» **What the task requires**:
Locate each line containing the string "this" and copy it out.

-.-.-

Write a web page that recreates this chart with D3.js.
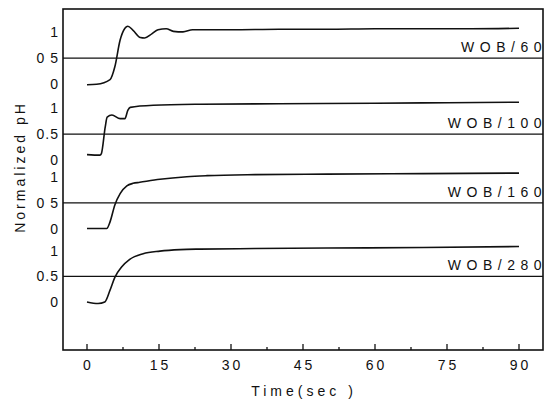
<!DOCTYPE html>
<html>
<head>
<meta charset="utf-8">
<script src="https://cdn.jsdelivr.net/npm/d3@7"></script>
<style>
  body { margin: 0; background: #fff; }
  text { font-family: "Liberation Sans", Arial, sans-serif; fill: #111; }
</style>
</head>
<body>
<svg id="chart" width="553" height="403"></svg>
<script>
// data
const xTicks = [0, 15, 30, 45, 60, 75, 90];
const minorTicks = [7.5, 22.5, 37.5, 52.5, 67.5, 82.5];
const panelNames = ["WOB/60", "WOB/100", "WOB/160", "WOB/280"];
const panelOffsets = [4.25, 2.77, 1.43, 0];
const yTickValues = [0, 0.5, 1];
const yTickLabels = [
  ["0", "0 5", "1"],
  ["0", "0.5", "1"],
  ["0", "0 5", "1"],
  ["0", "0.5", "1"]
];

const wob60 = [[0,-0.02],[2,-0.01],[4.8,0.08],[5.8,0.33],[6.9,0.85],[7.9,1.08],[8.5,1.12],[9.6,1.04],[11.1,0.9],[12,0.89],[13.5,0.97],[14.8,1.05],[16.5,1.07],[18,1.02],[20,1.01],[22,1.05],[25,1.05],[30,1.05],[40,1.06],[50,1.06],[60,1.07],[70,1.07],[80,1.07],[90,1.08]];
const wob100 = [[0,0.1],[2.7,0.09],[3.0,0.12],[3.8,0.64],[4.2,0.83],[5.2,0.87],[6.9,0.8],[7.9,0.8],[8.5,0.96],[9,1.02],[13.8,1.06],[23.5,1.08],[40,1.09],[60,1.1],[75,1.11],[90,1.12]];
const wob160 = [[0,0],[4.1,0],[4.8,0.13],[5.8,0.46],[6.9,0.68],[8.3,0.83],[9.6,0.88],[11,0.9],[15.2,0.96],[20.8,1.01],[25,1.03],[35,1.05],[50,1.06],[70,1.07],[90,1.08]];
const wob280 = [[0,0],[2.3,-0.03],[3.7,0],[4.8,0.23],[5.8,0.48],[7.2,0.68],[8.9,0.83],[11.7,0.94],[15.2,0.99],[19.4,1.02],[23.5,1.03],[35,1.04],[50,1.05],[70,1.06],[90,1.08]];
const series = [wob60, wob100, wob160, wob280];

var svg = d3.select("#chart");
var plotLeft = 63, plotRight = 543, plotTop = 9, plotBottom = 350;

var x = d3.scaleLinear().domain([-5, 95]).range([plotLeft, plotRight]);
var y = d3.scaleLinear().domain([-0.935, 5.705]).range([plotBottom, plotTop]);

// frame
svg.append("rect")
  .attr("x", plotLeft).attr("y", plotTop)
  .attr("width", plotRight - plotLeft).attr("height", plotBottom - plotTop)
  .attr("fill", "none").attr("stroke", "#111").attr("stroke-width", 1.6);

// x ticks pointing inward
var g = svg.append("g");
g.selectAll(".major").data(xTicks).enter().append("line")
  .attr("x1", d => x(d)).attr("x2", d => x(d))
  .attr("y1", plotBottom).attr("y2", plotBottom - 6)
  .attr("stroke", "#111").attr("stroke-width", 1.3);
g.selectAll(".minor").data(minorTicks).enter().append("line")
  .attr("x1", d => x(d)).attr("x2", d => x(d))
  .attr("y1", plotBottom).attr("y2", plotBottom - 3)
  .attr("stroke", "#111").attr("stroke-width", 1.3);
g.selectAll(".xlab").data(xTicks).enter().append("text")
  .attr("x", d => x(d) + 1.5).attr("y", 370)
  .attr("text-anchor", "middle")
  .style("font-size", "14px").style("letter-spacing", "3px")
  .text(d => d);

var line = d3.line()
  .x(d => x(d[0]))
  .y(d => y(d[1]))
  .curve(d3.curveMonotoneX);

panelNames.forEach(function (name, i) {
  var off = panelOffsets[i];
  // 0.5 reference line across the frame
  svg.append("line")
    .attr("x1", plotLeft).attr("x2", plotRight)
    .attr("y1", y(off + 0.5)).attr("y2", y(off + 0.5))
    .attr("stroke", "#111").attr("stroke-width", 1.3);

  svg.append("path")
    .datum(series[i].map(p => [p[0], p[1] + off]))
    .attr("d", line)
    .attr("fill", "none").attr("stroke", "#111").attr("stroke-width", 1.6);

  svg.selectAll(".yl" + i).data(yTickValues).enter().append("text")
    .attr("x", 59).attr("y", d => y(off + d) + 5)
    .attr("text-anchor", "end")
    .style("font-size", "14px").style("letter-spacing", "1px")
    .text((d, j) => yTickLabels[i][j]);

  svg.append("text")
    .attr("x", plotRight + 4).attr("y", y(off + 0.5) - 6)
    .attr("text-anchor", "end")
    .style("font-size", "14px").style("letter-spacing", "5.5px")
    .text(name);
});

svg.append("text")
  .attr("transform", "translate(25," + 167 + ") rotate(-90)")
  .attr("text-anchor", "middle")
  .style("font-size", "14px").style("letter-spacing", "3px")
  .text("Normalized pH");

svg.append("text")
  .attr("x", 304).attr("y", 396)
  .attr("text-anchor", "middle")
  .style("font-size", "14px").style("letter-spacing", "4px")
  .text("Time(sec )");
</script>
</body>
</html>
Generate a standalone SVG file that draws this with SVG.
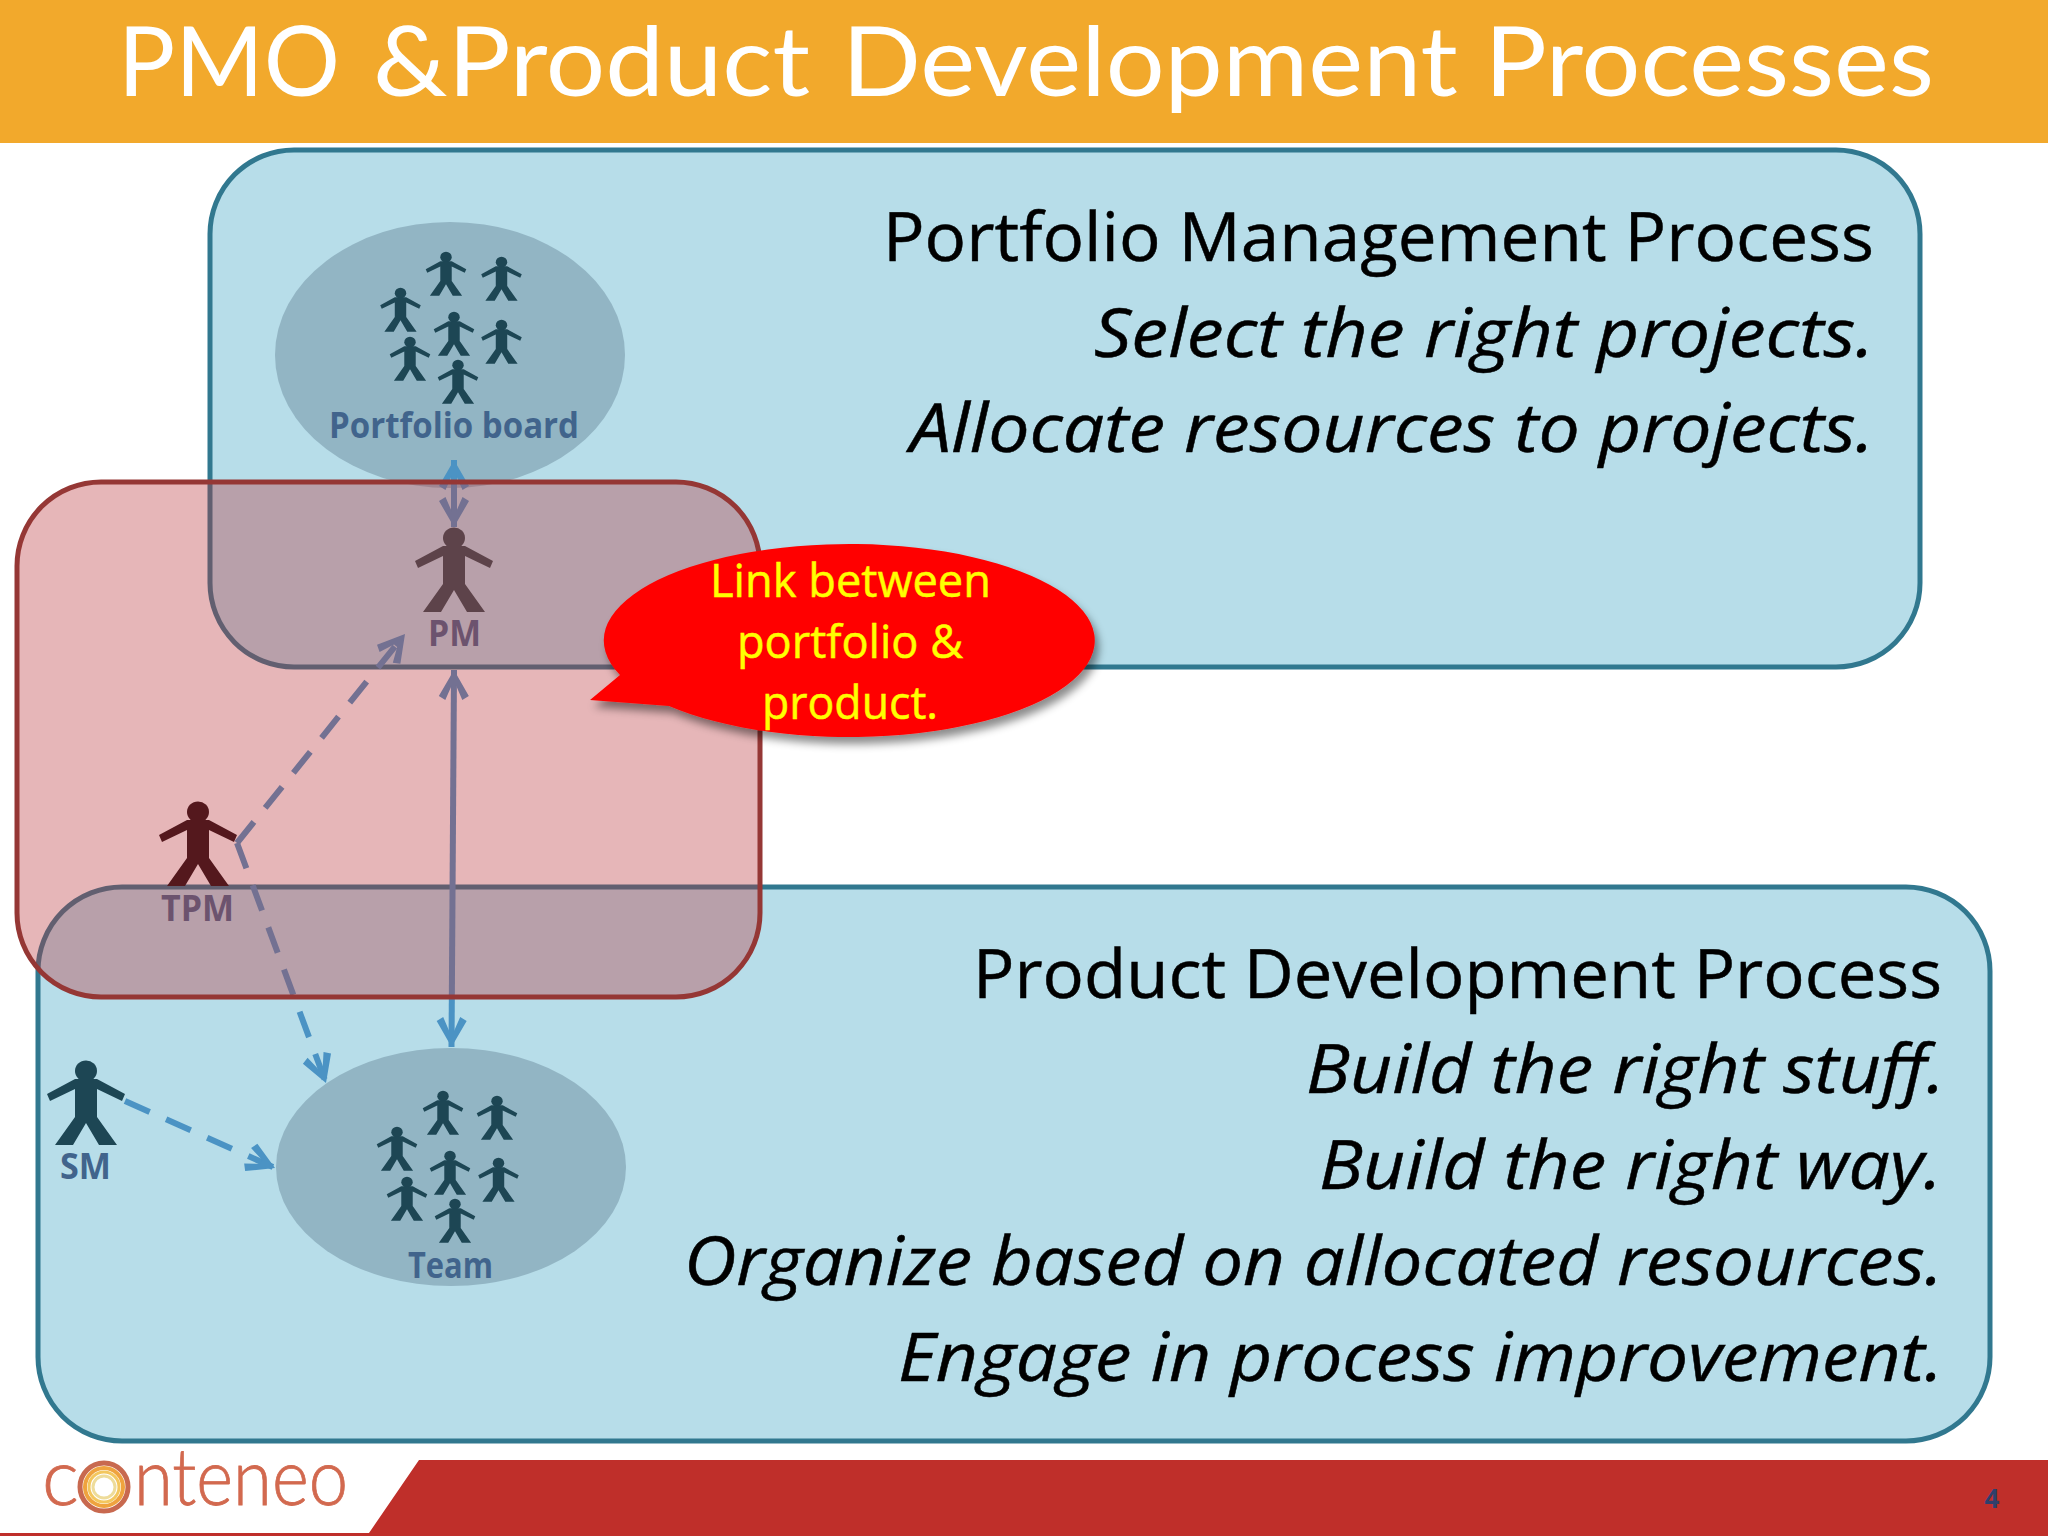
<svg xmlns="http://www.w3.org/2000/svg" width="2048" height="1536" viewBox="0 0 2048 1536">
<style>
text{font-family:"Open Sans","Noto Sans","Liberation Sans",sans-serif}
.h{font-size:68px;fill:#000;stroke:#000;stroke-width:.5}
.i{font-size:68px;fill:#000;font-style:italic;stroke:#000;stroke-width:.5}
.box{fill:#B7DDE9;stroke:#31788F;stroke-width:5}
.ell{fill:#92B5C4}
.lab{font-size:35px;font-weight:700;fill:#41648C}
.dk{fill:#1D4654}
.co{fill:none;stroke:#4B93C4;stroke-width:6}
.da{stroke-dasharray:27 18}
.call{font-size:46px;fill:#FFFF00;stroke:#FFFF00;stroke-width:.5}
</style>
<defs>
<g id="person">
<ellipse cx="0" cy="10" rx="11" ry="10.500"/>
<path d="M-11,18 L11,18 L39,33 L36,40 L11,28 L11,56 L31,84 L13,84 L0,62 L-13,84 L-31,84 L-11,56 L-11,28 L-36,40 L-39,33 Z"/>
</g>
<marker id="ah" markerUnits="userSpaceOnUse" markerWidth="36" markerHeight="36" viewBox="-34 -18 36 36" refX="0" refY="0" orient="auto-start-reverse">
<path d="M0,0 L-26,-15 L-30,-8.500 L-15,-2 L-15,2 L-30,8.500 L-26,15 Z" fill="#4B93C4"/>
</marker>
<filter id="sh" x="-10%" y="-10%" width="120%" height="125%">
<feDropShadow dx="4" dy="7" stdDeviation="4" flood-color="#000" flood-opacity="0.45"/>
</filter>
</defs>
<rect width="2048" height="1536" fill="#fff"/>
<g id="header">
<rect width="2048" height="143" fill="#F2A92C"/>
<text y="96" font-size="97" fill="#fff" style="font-family:Lato,'Open Sans',sans-serif"><tspan x="118" textLength="222" lengthAdjust="spacingAndGlyphs">PMO</tspan> <tspan x="373" textLength="437" lengthAdjust="spacingAndGlyphs">&amp;Product</tspan> <tspan x="842" textLength="1092" lengthAdjust="spacingAndGlyphs">Development Processes</tspan></text>
</g>
<g id="footer">
<path d="M419,1460 H2048 V1536 H0 V1533 H369 Z" fill="#BF2F2A"/>
<text x="1992" y="1508" font-size="26" font-weight="700" fill="#2F3F6B" text-anchor="middle">4</text>
</g>
<g id="logo">
<text y="1505" font-size="78" font-weight="300" fill="#D2694F" stroke="#D2694F" stroke-width=".8" style="font-family:Lato,'Open Sans',sans-serif"><tspan x="42">c</tspan><tspan x="84">o</tspan><tspan x="134" textLength="214" lengthAdjust="spacingAndGlyphs">nteneo</tspan></text>
<circle cx="104" cy="1487" r="28" fill="#fff"/>
<circle cx="104" cy="1487" r="24" fill="none" stroke="#C8694F" stroke-width="5"/>
<circle cx="104" cy="1487" r="19" fill="none" stroke="#EFA33E" stroke-width="4"/>
<circle cx="104" cy="1487" r="15" fill="none" stroke="#F3C75E" stroke-width="3"/>
<circle cx="104" cy="1487" r="11" fill="none" stroke="#EEDC9A" stroke-width="3"/>
</g>
<g id="portfolio-process">
<rect class="box" x="210" y="150" width="1710" height="517" rx="84"/>
<text class="h" x="883" y="261" textLength="991" lengthAdjust="spacingAndGlyphs">Portfolio Management Process</text>
<text class="i" x="1094" y="357" textLength="780" lengthAdjust="spacingAndGlyphs">Select the right projects.</text>
<text class="i" x="910" y="452" textLength="964" lengthAdjust="spacingAndGlyphs">Allocate resources to projects.</text>
</g>
<g id="product-process">
<rect class="box" x="38" y="887" width="1952" height="554" rx="84"/>
<text class="h" x="973" y="998" textLength="969" lengthAdjust="spacingAndGlyphs">Product Development Process</text>
<text class="i" x="1306" y="1093" textLength="639" lengthAdjust="spacingAndGlyphs">Build the right stuff.</text>
<text class="i" x="1319" y="1189" textLength="623" lengthAdjust="spacingAndGlyphs">Build the right way.</text>
<text class="i" x="684" y="1285" textLength="1259" lengthAdjust="spacingAndGlyphs">Organize based on allocated resources.</text>
<text class="i" x="898" y="1381" textLength="1045" lengthAdjust="spacingAndGlyphs">Engage in process improvement.</text>
</g>
<g id="portfolio-board">
<ellipse class="ell" cx="450" cy="355" rx="175" ry="133"/>
<g class="dk">
<use href="#person" transform="translate(446,252) scale(.52)"/>
<use href="#person" transform="translate(501.500,257) scale(.52)"/>
<use href="#person" transform="translate(400.500,288) scale(.52)"/>
<use href="#person" transform="translate(454,312) scale(.52)"/>
<use href="#person" transform="translate(501.500,320) scale(.52)"/>
<use href="#person" transform="translate(410,337) scale(.52)"/>
<use href="#person" transform="translate(458,360) scale(.52)"/>
</g>
<text class="lab" x="329" y="438" textLength="250" lengthAdjust="spacingAndGlyphs">Portfolio board</text>
</g>
<g id="team">
<ellipse class="ell" cx="451" cy="1167" rx="175" ry="119"/>
<g class="dk">
<use href="#person" transform="translate(443,1091) scale(.52)"/>
<use href="#person" transform="translate(497,1096) scale(.52)"/>
<use href="#person" transform="translate(397,1127) scale(.52)"/>
<use href="#person" transform="translate(450,1151) scale(.52)"/>
<use href="#person" transform="translate(498.500,1158) scale(.52)"/>
<use href="#person" transform="translate(407,1177) scale(.52)"/>
<use href="#person" transform="translate(455,1199) scale(.52)"/>
</g>
<text class="lab" x="408" y="1278" textLength="85" lengthAdjust="spacingAndGlyphs">Team</text>
</g>
<g id="pm">
<use href="#person" fill="#2A4C53" transform="translate(454,528)"/>
<text class="lab" x="428" y="646" textLength="53" lengthAdjust="spacingAndGlyphs">PM</text>
</g>
<g id="tpm">
<use href="#person" fill="#1C090E" transform="translate(198,802)"/>
<text class="lab" x="161" y="921" textLength="73" lengthAdjust="spacingAndGlyphs">TPM</text>
</g>
<g id="sm">
<use href="#person" class="dk" transform="translate(86,1061)"/>
<text class="lab" x="60" y="1179" textLength="51" lengthAdjust="spacingAndGlyphs">SM</text>
</g>
<g id="connectors">
<line class="co" x1="454" y1="460" x2="454" y2="527" marker-start="url(#ah)" marker-end="url(#ah)"/>
<line class="co" x1="454" y1="670" x2="451.500" y2="1047" marker-start="url(#ah)" marker-end="url(#ah)"/>
<line class="co da" x1="237" y1="843" x2="405" y2="634" marker-end="url(#ah)"/>
<line class="co da" x1="237" y1="843" x2="326" y2="1083" marker-end="url(#ah)"/>
<line class="co da" x1="125" y1="1101" x2="275" y2="1168" marker-end="url(#ah)"/>
</g>
<g id="link-region">
<rect x="17" y="482" width="743" height="515" rx="84" fill="#BA343A" fill-opacity=".36" stroke="#953735" stroke-width="5"/>
</g>
<g id="callout">
<path filter="url(#sh)" fill="#F00" d="M590,700 L620,675 A245.500 96.500 0 1 1 669,706 Z"/>
<text class="call" x="710" y="597" textLength="281" lengthAdjust="spacingAndGlyphs">Link between</text>
<text class="call" x="737" y="658" textLength="226" lengthAdjust="spacingAndGlyphs">portfolio &amp;</text>
<text class="call" x="762" y="719" textLength="176" lengthAdjust="spacingAndGlyphs">product.</text>
</g>
</svg>
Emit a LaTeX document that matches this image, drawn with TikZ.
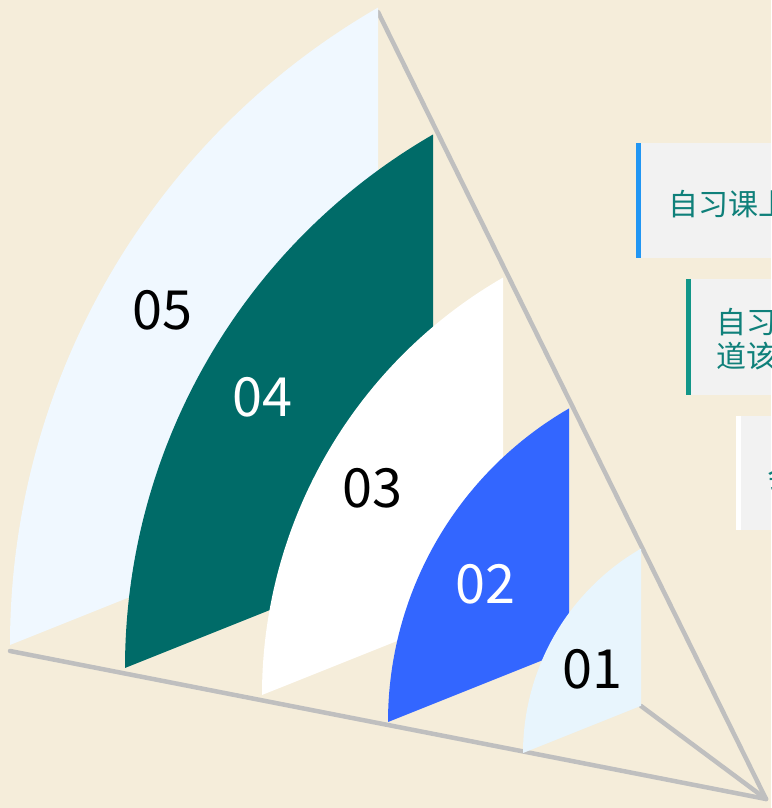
\documentclass[tikz,border=0pt]{standalone}
\usepackage{fontspec}
\setmainfont{Noto Sans CJK SC}
\definecolor{bgbeige}{HTML}{F5EDDA}
\definecolor{linegray}{HTML}{BFBFBF}
\definecolor{sailfive}{HTML}{F0F8FF}
\definecolor{sailfour}{HTML}{006B68}
\definecolor{sailtwo}{HTML}{3366FF}
\definecolor{sailone}{HTML}{E8F5FD}
\definecolor{boxgray}{HTML}{F2F2F2}
\definecolor{textteal}{HTML}{0F807A}
\definecolor{barblue}{HTML}{2196F3}
\definecolor{barteal}{HTML}{129688}
\tikzset{
  numlabel/.style={font=\fontsize{54}{54}\selectfont,inner sep=0pt},
  boxtext/.style={font=\fontsize{30}{34}\selectfont,text=textteal,inner sep=0pt,align=left},
  guide/.style={linegray,line width=4.5pt,line cap=round}
}

\begin{document}
\begin{tikzpicture}[x=1pt,y=1pt]
            \useasboundingbox (0,0) rectangle (771,808);
            \clip (0,0) rectangle (771,808);
            \fill[bgbeige] (0,0) rectangle (771,808);

            \coordinate (apex) at (766,9);
            \coordinate (topend) at (378,796);
            \coordinate (baseend) at (10,157);
            \coordinate (innerend) at (641,102);
            \draw[guide] (topend)--(apex);
            \draw[guide] (baseend)--(apex);
            \draw[guide] (innerend)--(apex);

            \foreach \x/\y/\r/\c in {10/163/736/sailfive,125/140/616/sailfour,262/113/482/white,388/86/362/sailtwo,523/55/236/sailone}{
                \fill[\c] (\x,\y) arc[start angle=180,end angle=120,radius=\r] -- (\x+0.5*\r,\y+0.2*\r) -- cycle;
            }
            \foreach \n/\x/\y/\tc in {05/162/498/black,04/262/411/white,03/372/320/black,02/485/224/white,01/592/139/black}{
                \node[numlabel,text=\tc] (lab\n) at (\x,\y) {\n};
            }

            \fill[boxgray] (641,550) rectangle (771,665);
            \fill[barblue] (636,550) rectangle (641,665);
            \node[boxtext,right] (note1) at (668,604) {自习课上};

            \fill[boxgray] (691,413) rectangle (771,529);
            \fill[barteal] (686,413) rectangle (691,529);
            \node[boxtext,right] (note2) at (716,469) {自习\\道该};

            \fill[boxgray] (741,278) rectangle (771,392);
            \fill[white] (736,278) rectangle (741,392);
            \node[boxtext,right] (note3) at (767,331) {会};
        \end{tikzpicture}
\end{document}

-.-.-

» **Solution to the exercise**:
Write a web page that recreates this chart with D3.js.
Generate a standalone SVG file that draws this with SVG.
Emit a LaTeX document that matches this image, drawn with TikZ.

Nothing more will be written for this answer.